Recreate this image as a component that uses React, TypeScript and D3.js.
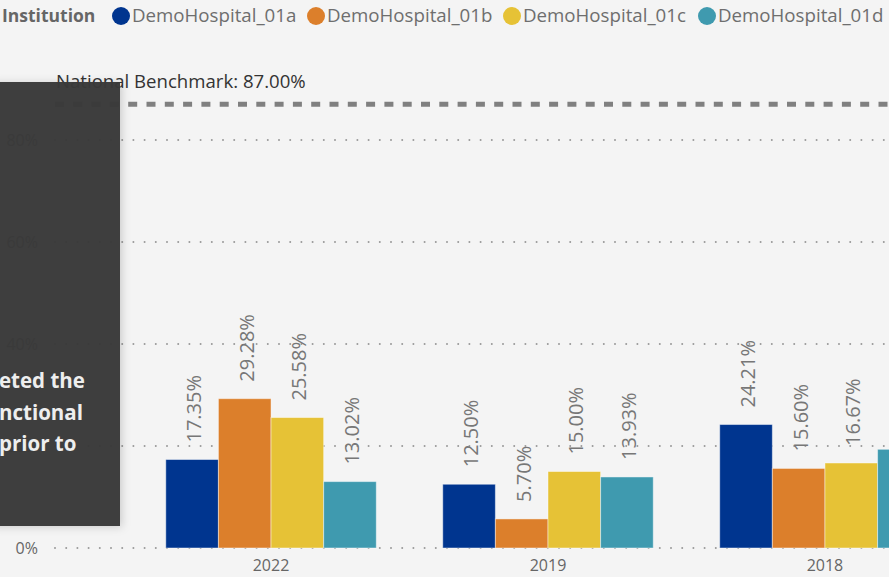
import * as d3 from 'd3';
import React from 'react';

const years = ['2022', '2019', '2018'];
const institutions = ['DemoHospital_01a', 'DemoHospital_01b', 'DemoHospital_01c', 'DemoHospital_01d'];
const colors = ['#00358f', '#dc7f2b', '#e6c236', '#3f9aaf'];
const values01a = [17.35, 12.5, 24.21];
const values01b = [29.28, 5.7, 15.6];
const values01c = [25.58, 15.0, 16.67];
const values01d = [13.02, 13.93, 19.35];
const seriesValues = [values01a, values01b, values01c, values01d];
const yTicks = [0, 20, 40, 60, 80];
const benchmark = 87;
const tooltipLines = ['eted the', 'nctional', 'prior to'];

const width = 889;
const height = 577;
const margin = { top: 38, left: 55, bottom: 29 };
const font = '"Open Sans", "Noto Sans", sans-serif';

export default function App() {
  const plotRight = 1041; // plot continues past the visible edge
  const x = d3.scaleBand<string>().domain(years).range([margin.left, plotRight]).paddingInner(0.24).paddingOuter(0.4);
  const xs = d3.scaleBand<string>().domain(institutions).range([0, x.bandwidth()]).padding(0);
  const y = d3.scaleLinear().domain([0, 100]).range([height - margin.bottom, margin.top]);

  const legendX = [121, 316, 512, 707];

  return (
    <div style={{ position: 'absolute', left: 0, top: 0 }}>
      <svg width={width} height={height} style={{ display: 'block', background: '#f4f4f4' }}>
        <defs>
          <filter id="shadow" x="-20%" y="-10%" width="140%" height="120%">
            <feDropShadow dx="2" dy="1" stdDeviation="4" floodColor="#000" floodOpacity="0.18" />
          </filter>
        </defs>

        {/* legend */}
        <text x={2} y={22} fontFamily={font} fontWeight={700} fontSize={17.5} fill="#666">Institution</text>
        {institutions.map((name, i) => (
          <g key={name}>
            <circle cx={legendX[i]} cy={16} r={9} fill={colors[i]} />
            <text x={legendX[i] + 11} y={22} fontFamily={font} fontSize={18.7} fill="#6e6e6e">{name}</text>
          </g>
        ))}

        {/* y grid + labels */}
        {yTicks.map((t) => (
          <g key={t}>
            <line x1={margin.left} x2={plotRight} y1={y(t)} y2={y(t)} stroke="#999" strokeWidth={2}
              strokeLinecap="round" strokeDasharray="0 11.2" />
            <text x={38} y={y(t)} dy="0.35em" textAnchor="end" fontFamily={font} fontSize={16} fill="#666">{t}%</text>
          </g>
        ))}

        {/* benchmark */}
        <line x1={margin.left} x2={plotRight} y1={y(benchmark)} y2={y(benchmark)} stroke="#808080"
          strokeWidth={5} strokeDasharray="9 9.3" />
        <text x={56} y={88} fontFamily={font} fontSize={18.6} fill="#333">National Benchmark: {benchmark.toFixed(2)}%</text>

        {/* bars */}
        {years.map((yr, yi) => (
          <g key={yr} transform={`translate(${x(yr)},0)`}>
            {institutions.map((inst, si) => {
              const v = seriesValues[si][yi];
              const bx = xs(inst)!;
              const cx = bx + xs.bandwidth() / 2;
              return (
                <g key={inst}>
                  <rect x={bx} y={y(v)} width={xs.bandwidth()} height={y(0) - y(v)} fill={colors[si]}
                    stroke="rgba(255,255,255,0.45)" strokeWidth={1} />
                  <text transform={`translate(${cx + 2},${y(v) - 17}) rotate(-90)`} dy="0.35em"
                    fontFamily={font} fontSize={20} fill="#777">{v.toFixed(2)}%</text>
                </g>
              );
            })}
            <text x={x.bandwidth() / 2} y={571} textAnchor="middle" fontFamily={font} fontSize={16} fill="#666">{yr}</text>
          </g>
        ))}

        {/* tooltip overlay */}
        <rect x={-10} y={82} width={130} height={444} fill="#383838" fillOpacity={0.97} filter="url(#shadow)" />
        {tooltipLines.map((t, i) => (
          <text key={t} x={-1} y={388 + i * 31.5} fontFamily={font} fontWeight={700} fontSize={20.5} fill="#eeeeee">{t}</text>
        ))}
      </svg>
    </div>
  );
}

---------------

- _GIVEN TASK_: Your task is to return the lines above, from the first one up to and including the line containing "import React from 'react';", minus any pictures.

- _ANSWER IN FULL_:
Recreate this image as a component that uses React, TypeScript and D3.js.
import * as d3 from 'd3';
import React from 'react';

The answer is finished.